INFORMATION PROVIDED>
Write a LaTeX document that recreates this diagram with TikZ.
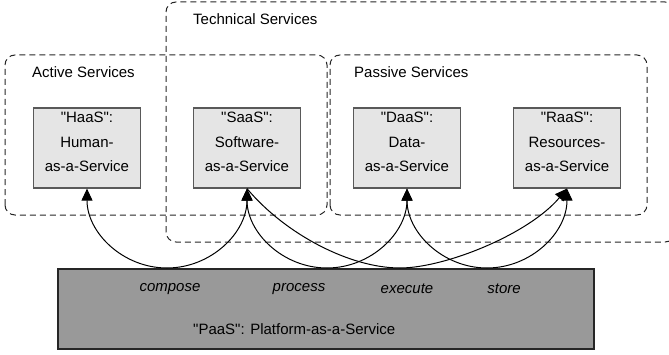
\documentclass[tikz,border=0pt]{standalone}
\usepackage{fontspec}
\newfontfamily\lsans{Liberation Sans}
\usetikzlibrary{arrows.meta}
\begin{document}
\begin{tikzpicture}[x=1pt,y=1pt,
  font=\lsans\fontsize{15}{24.5}\selectfont,
  group/.style={draw=black!85, line width=1pt, dash pattern=on 6pt off 4pt, rounded corners=10pt},
  grouplabel/.style={anchor=west, inner sep=0pt},
  svc/.style={draw=black!65, fill=black!10, line width=1.2pt, minimum width=107pt, minimum height=80pt, inner sep=0pt},
  svctext/.style={align=center, inner sep=0pt},
  paas/.style={draw=black!85, fill=black!40, line width=1.5pt, minimum width=536pt, minimum height=80pt, inner sep=0pt},
  verb/.style={font=\lsans\fontsize{15}{24}\selectfont\itshape, inner sep=0pt},
  link/.style={line width=1pt, draw=black},
  tip/.tip={Triangle[length=12pt,width=11pt]}
]
\useasboundingbox (0,0) rectangle (669,354);
% containers
\draw[group] (166,112) rectangle (675,352);
\node[grouplabel] (tlab) at (193,335) {Technical Services};
\draw[group] (5,139) rectangle (327,299);
\node[grouplabel] (alab) at (32,282) {Active Services};
\draw[group] (330,139) rectangle (647,299);
\node[grouplabel] (plab) at (354,282) {Passive Services};
% platform
\node[paas] (paas) at (326,45) {};
\node[grouplabel] (paastext) at (193,25) {"PaaS": Platform-as-a-Service};
\node[verb] (compose) at (170,65) {compose};
\node[verb] (process) at (299,65) {process};
\node[verb] (execute) at (407,65) {execute};
\node[verb] (store) at (504,65) {store};
% curve bottoms
\coordinate (b1) at (167,86);
\coordinate (b2) at (327,86);
\coordinate (b3) at (487,86);
\coordinate (be) at (400,86);
% services
\node[svc] (haas) at (87,206) {};
\node[svc] (saas) at (247,206) {};
\node[svc] (daas) at (407,206) {};
\node[svc] (raas) at (567,206) {};
\node[svctext] (haast) at ([yshift=6pt]haas.center) {"HaaS":\\Human-\\as-a-Service};
\node[svctext] (saast) at ([yshift=6pt]saas.center) {"SaaS":\\Software-\\as-a-Service};
\node[svctext] (daast) at ([yshift=6pt]daas.center) {"DaaS":\\Data-\\as-a-Service};
\node[svctext] (raast) at ([yshift=6pt]raas.center) {"RaaS":\\Resources-\\as-a-Service};
% connectors
\draw[link, tip-tip] (haas.south) to[out=-90,in=180] (b1) to[out=0,in=-90] (saas.south);
\draw[link, tip-tip] (saas.south) to[out=-90,in=180] (b2) to[out=0,in=-90] (daas.south);
\draw[link, tip-tip] (daas.south) to[out=-90,in=180] (b3) to[out=0,in=-90] (raas.south);
\draw[link, -tip] (saas.south) to[out=-50,in=180,out looseness=0.89,in looseness=0.74] (be)
  to[out=0,in=-130,out looseness=0.62,in looseness=0.83] (raas.south);
\end{tikzpicture}
\end{document}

WRITTEN INSTRUCTION> In your copy, leave out the pictures and reproduce the material above exactly.

EXERCISE RESPONSE>
Write a LaTeX document that recreates this diagram with TikZ.
\documentclass[tikz,border=0pt]{standalone}
\usepackage{fontspec}
\newfontfamily\lsans{Liberation Sans}
\usetikzlibrary{arrows.meta}
\begin{document}
\begin{tikzpicture}[x=1pt,y=1pt,
  font=\lsans\fontsize{15}{24.5}\selectfont,
  group/.style={draw=black!85, line width=1pt, dash pattern=on 6pt off 4pt, rounded corners=10pt},
  grouplabel/.style={anchor=west, inner sep=0pt},
  svc/.style={draw=black!65, fill=black!10, line width=1.2pt, minimum width=107pt, minimum height=80pt, inner sep=0pt},
  svctext/.style={align=center, inner sep=0pt},
  paas/.style={draw=black!85, fill=black!40, line width=1.5pt, minimum width=536pt, minimum height=80pt, inner sep=0pt},
  verb/.style={font=\lsans\fontsize{15}{24}\selectfont\itshape, inner sep=0pt},
  link/.style={line width=1pt, draw=black},
  tip/.tip={Triangle[length=12pt,width=11pt]}
]
\useasboundingbox (0,0) rectangle (669,354);
% containers
\draw[group] (166,112) rectangle (675,352);
\node[grouplabel] (tlab) at (193,335) {Technical Services};
\draw[group] (5,139) rectangle (327,299);
\node[grouplabel] (alab) at (32,282) {Active Services};
\draw[group] (330,139) rectangle (647,299);
\node[grouplabel] (plab) at (354,282) {Passive Services};
% platform
\node[paas] (paas) at (326,45) {};
\node[grouplabel] (paastext) at (193,25) {"PaaS": Platform-as-a-Service};
\node[verb] (compose) at (170,65) {compose};
\node[verb] (process) at (299,65) {process};
\node[verb] (execute) at (407,65) {execute};
\node[verb] (store) at (504,65) {store};
% curve bottoms
\coordinate (b1) at (167,86);
\coordinate (b2) at (327,86);
\coordinate (b3) at (487,86);
\coordinate (be) at (400,86);
% services
\node[svc] (haas) at (87,206) {};
\node[svc] (saas) at (247,206) {};
\node[svc] (daas) at (407,206) {};
\node[svc] (raas) at (567,206) {};
\node[svctext] (haast) at ([yshift=6pt]haas.center) {"HaaS":\\Human-\\as-a-Service};
\node[svctext] (saast) at ([yshift=6pt]saas.center) {"SaaS":\\Software-\\as-a-Service};
\node[svctext] (daast) at ([yshift=6pt]daas.center) {"DaaS":\\Data-\\as-a-Service};
\node[svctext] (raast) at ([yshift=6pt]raas.center) {"RaaS":\\Resources-\\as-a-Service};
% connectors
\draw[link, tip-tip] (haas.south) to[out=-90,in=180] (b1) to[out=0,in=-90] (saas.south);
\draw[link, tip-tip] (saas.south) to[out=-90,in=180] (b2) to[out=0,in=-90] (daas.south);
\draw[link, tip-tip] (daas.south) to[out=-90,in=180] (b3) to[out=0,in=-90] (raas.south);
\draw[link, -tip] (saas.south) to[out=-50,in=180,out looseness=0.89,in looseness=0.74] (be)
  to[out=0,in=-130,out looseness=0.62,in looseness=0.83] (raas.south);
\end{tikzpicture}
\end{document}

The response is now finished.